In a nutshell, I want to say that TPRS materials don’t copy a typical thematic unit per say. You just can’t put all the vocabulary together and call it a story. However, a TPRS curriculum provides way more authentic communicative topics and mocking “real-life communications” than any existing materials out there. Here are few reasons.

One nature of the TPRS materials is using the high frequency words repetitively in a spiral manner. Typically, it would be best to follow the sequence in these supporting materials (mini stories), as they build on top of each other. Occasionally, if you skip one here or there, if you do lots of circling, it wouldn’t be too big of a problem.

Another nature of the TPRS materials is that it breaks thematic unit patterns. We touch on many different topics, at the same time, over and over, which is very similar to how we communicate with children.

For example, I start to introduce food right way in book 1, I Am Beibei. This topic becomes frequently revisited, in book 2, Dylan’s Birthday. Well, ask oneself, which birthday party comes with no food nor drinks? It reappears in book 5, Ms. Basil’s Thanksgiving and lastly in book 6, Feifei’s Field Trip, the book finishes with a banquet and karaoke party in a restaurant (ordering and Chinese cultural practice – karaoke).

Same with family members, the topic is first introduced in book 1, then it is brought back in book 3, Elves’ Home. However, a TPRS curriculum is much more in depth than the existing thematic unit that I have known of. In book 3, although the chapter stories are focusing on helping Elves finding his family and family members, In its mini stories, students are reading and acquiring biographical information about Yao Ming and Lang Lang. Their reading assessment is on Li Na and listening assessment is on Jeremy Lin. (A special shout out to Erika Cheung for designing the assessment.)

Currently, my Chinese II is in book 4, School Starts. This is a story unit about school life. Besides acquiring typical subjects, our students go in depth to talk about being mischievous, making friends, bullying and other social aspect of their school life. However, this same unit is revisited in Chinese III, we are using 《匆匆那年》第一集 as our movie talk topic to make cultural comparisons, how the teacher-student relationships are different from China to America? What’s the main transportation in China vs. in America? What’s the advantage and disadvantage for each mode of transportation? What’s a typical school day like in China vs. here in America? Where do you prefer?

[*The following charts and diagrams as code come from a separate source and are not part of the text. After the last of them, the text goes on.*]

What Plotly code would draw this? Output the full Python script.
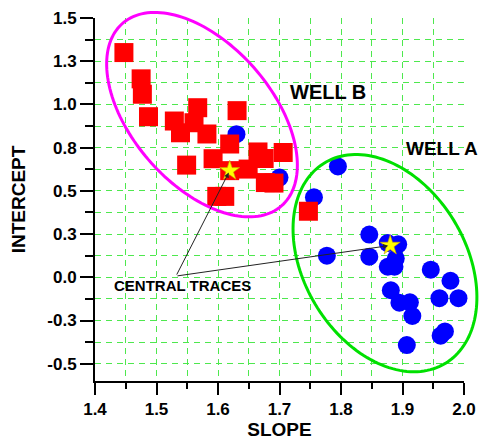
import numpy as np
import plotly.graph_objects as go

# ---------------- data ----------------
# Well B traces (red squares)
well_b_slope = [1.447, 1.475, 1.477, 1.487, 1.529, 1.567, 1.561, 1.539, 1.582, 1.631,
                1.619, 1.592, 1.549, 1.619, 1.665, 1.706, 1.675, 1.649, 1.677, 1.691,
                1.598, 1.611, 1.747]
well_b_intercept = [1.300, 1.148, 1.059, 0.929, 0.904, 0.981, 0.894, 0.836, 0.829, 0.964,
                    0.771, 0.686, 0.649, 0.617, 0.725, 0.722, 0.687, 0.626, 0.548, 0.545,
                    0.468, 0.468, 0.382]

# Well A traces (blue circles)
well_a_slope = [1.630, 1.700, 1.795, 1.756, 1.777, 1.846, 1.876, 1.893, 1.846, 1.889,
                1.876, 1.887, 1.946, 1.978, 1.881, 1.960, 1.991, 1.895, 1.912, 1.916,
                1.962, 1.969, 1.907]
well_a_intercept = [0.828, 0.577, 0.641, 0.463, 0.125, 0.247, 0.198, 0.191, 0.119, 0.108,
                    0.061, 0.061, 0.044, -0.020, -0.075, -0.121, -0.121, -0.147, -0.145, -0.224,
                    -0.338, -0.313, -0.392]

# Central traces (stars): [Well A, Well B]
central_slope = [1.880, 1.619]
central_intercept = [0.184, 0.616]

# Axis ticks
x_ticks = [1.4, 1.5, 1.6, 1.7, 1.8, 1.9, 2.0]
x_labels = ["1.4", "1.5", "1.6", "1.7", "1.8", "1.9", "2.0"]
y_ticks = [-0.5, -0.25, 0.0, 0.25, 0.5, 0.75, 1.0, 1.25, 1.5]
y_labels = ["-0.5", "-0.3", "0.0", "0.3", "0.5", "0.8", "1.0", "1.3", "1.5"]

# ---------------- layout constants ----------------
# (the page body adds an 8px offset, so the figure is 8px smaller than the window)
W, H = 482, 432
ML, MR, MT, MB = 87, 26, 10, 59
PW, PH = W - ML - MR, H - MT - MB
XR = (1.4, 2.0)
YR = (-0.6, 1.5)

FONT = "Liberation Sans, Arial, sans-serif"
GRID = "#4ee84e"


def ellipse_path(cx, cy, a_px, b_px, ang_deg, n=160):
    """Ellipse centred at data (cx, cy); semi-axes in screen px, angle clockwise on screen."""
    px0 = (cx - XR[0]) / (XR[1] - XR[0])
    py0 = (cy - YR[0]) / (YR[1] - YR[0])
    t = np.linspace(0, 2 * np.pi, n)
    th = np.radians(ang_deg)
    dx = a_px * np.cos(t) * np.cos(th) - b_px * np.sin(t) * np.sin(th)
    dy = a_px * np.cos(t) * np.sin(th) + b_px * np.sin(t) * np.cos(th)
    px = px0 + dx / PW
    py = py0 - dy / PH
    return "M " + " L ".join(f"{x:.5f},{y:.5f}" for x, y in zip(px, py)) + " Z"


fig = go.Figure()

fig.add_trace(go.Scatter(
    x=well_a_slope, y=well_a_intercept, mode="markers", name="Well A",
    marker=dict(symbol="circle", size=18, color="#0000ff", line=dict(width=0)),
    cliponaxis=False,
))
fig.add_trace(go.Scatter(
    x=well_b_slope, y=well_b_intercept, mode="markers", name="Well B",
    marker=dict(symbol="square", size=19, color="#ff0000", line=dict(width=0)),
    cliponaxis=False,
))
fig.add_trace(go.Scatter(
    x=central_slope, y=central_intercept, mode="markers", name="Central traces",
    marker=dict(symbol="star", size=15, color="#ffff00", line=dict(width=0.6, color="#c8a000")),
    cliponaxis=False,
))

# ellipses
fig.add_shape(type="path", xref="paper", yref="paper",
              path=ellipse_path(1.574, 0.941, 121, 70, 49),
              line=dict(color="#ff00ff", width=3), layer="above")
fig.add_shape(type="path", xref="paper", yref="paper",
              path=ellipse_path(1.8715, 0.082, 117, 81, 59),
              line=dict(color="#00e000", width=3), layer="above")

# labels
fig.add_annotation(x=1.779, y=1.073, text="WELL B", showarrow=False,
                   font=dict(family=FONT, size=20, color="black", weight="bold"))
fig.add_annotation(x=1.965, y=0.747, text="WELL A", showarrow=False,
                   font=dict(family=FONT, size=19, color="black", weight="bold"))
fig.add_annotation(x=1.543, y=-0.048, text="CENTRAL TRACES", showarrow=False,
                   font=dict(family=FONT, size=15, color="black", weight="bold"))

tail_x, tail_y = 1.5317, 0.007
for sx, sy in zip(central_slope, central_intercept):
    fig.add_annotation(x=sx, y=sy, ax=tail_x, ay=tail_y, axref="x", ayref="y",
                       text="", showarrow=True, arrowhead=2, arrowsize=1,
                       arrowwidth=1, arrowcolor="#222222", standoff=2)

axis_common = dict(
    showline=True, linewidth=2, linecolor="black",
    ticks="outside", tickwidth=2, tickcolor="black",
    showgrid=True, gridcolor=GRID, gridwidth=1, griddash="6px,5px",
    zeroline=False, mirror=False,
    tickfont=dict(family=FONT, size=17, color="black", weight="bold"),
)

fig.update_xaxes(
    range=list(XR), tickmode="array", tickvals=x_ticks, ticktext=x_labels,
    ticklen=12,
    minor=dict(tickmode="linear", tick0=1.4, dtick=0.05, ticks="outside", ticklen=6,
               tickwidth=2, tickcolor="black", showgrid=True, gridcolor=GRID,
               gridwidth=1, griddash="6px,5px"),
    title=dict(text="SLOPE", standoff=5,
               font=dict(family=FONT, size=19, color="black", weight="bold")),
    **axis_common,
)
fig.update_yaxes(
    range=list(YR), tickmode="array", tickvals=y_ticks, ticktext=y_labels,
    ticklen=13,
    minor=dict(tickmode="linear", tick0=0, dtick=0.125, ticks="outside", ticklen=8,
               tickwidth=2, tickcolor="black", showgrid=True, gridcolor=GRID,
               gridwidth=1, griddash="6px,5px"),
    title=dict(text="INTERCEPT", standoff=18,
               font=dict(family=FONT, size=19, color="black", weight="bold")),
    **axis_common,
)

fig.update_layout(
    width=W, height=H,
    margin=dict(l=ML, r=MR, t=MT, b=MB, autoexpand=False),
    paper_bgcolor="white", plot_bgcolor="white",
    showlegend=False,
)

fig.write_html("out.html")
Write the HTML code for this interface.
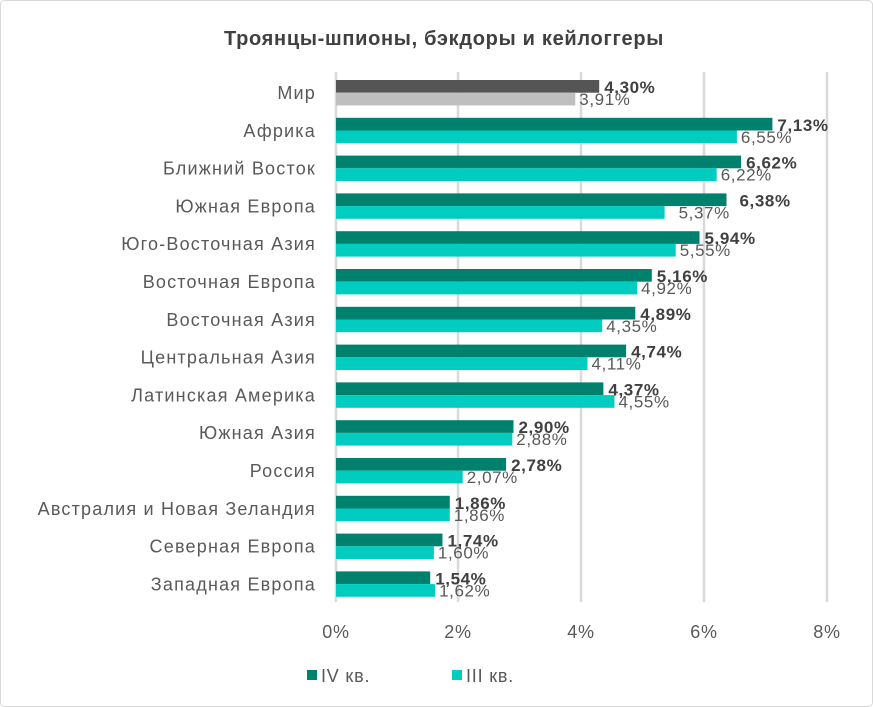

Why?… Along with few other short video clips on “bullying”. Students’ end of chapter project is an anti-bullying campaign. To Read More, Click here and this unit.

Students in level 1 acquire about directions, left, right, front, back… In Chinese II, we add in walk toward left, right… In Chinese III, we add in more. Typically, by Chinese III, kids are proficient on these topics.
Similar with visiting doctors. My kids in level 1, just begin to acquire how to express “I’m sick, my ____ hurts. I throw up or… ” In level 2, they acquire all the body parts and ___ hurts and go to a doctor. In level 3, the topic is revisited again, they acquire detail symptoms, tell personal injury stories… Everything becomes more elaborate, meaningful and personal.

Kittens’ series offer completely Teacher’s Guide and supporting materials. Each book is aided with movie talk clips and embedded readings in its supporting materials as well. I really encourage more story-writers to provide interesting and meaningful level appropriate readers for our students; more curriculum writers to supplement your materials to better support teachers.

I have not only witnessed the power of Comprehensible Input, I have experienced it and I’m living in it daily. It is my dream and passion to introduce Comprehensible Input based instruction to every Chinese teacher.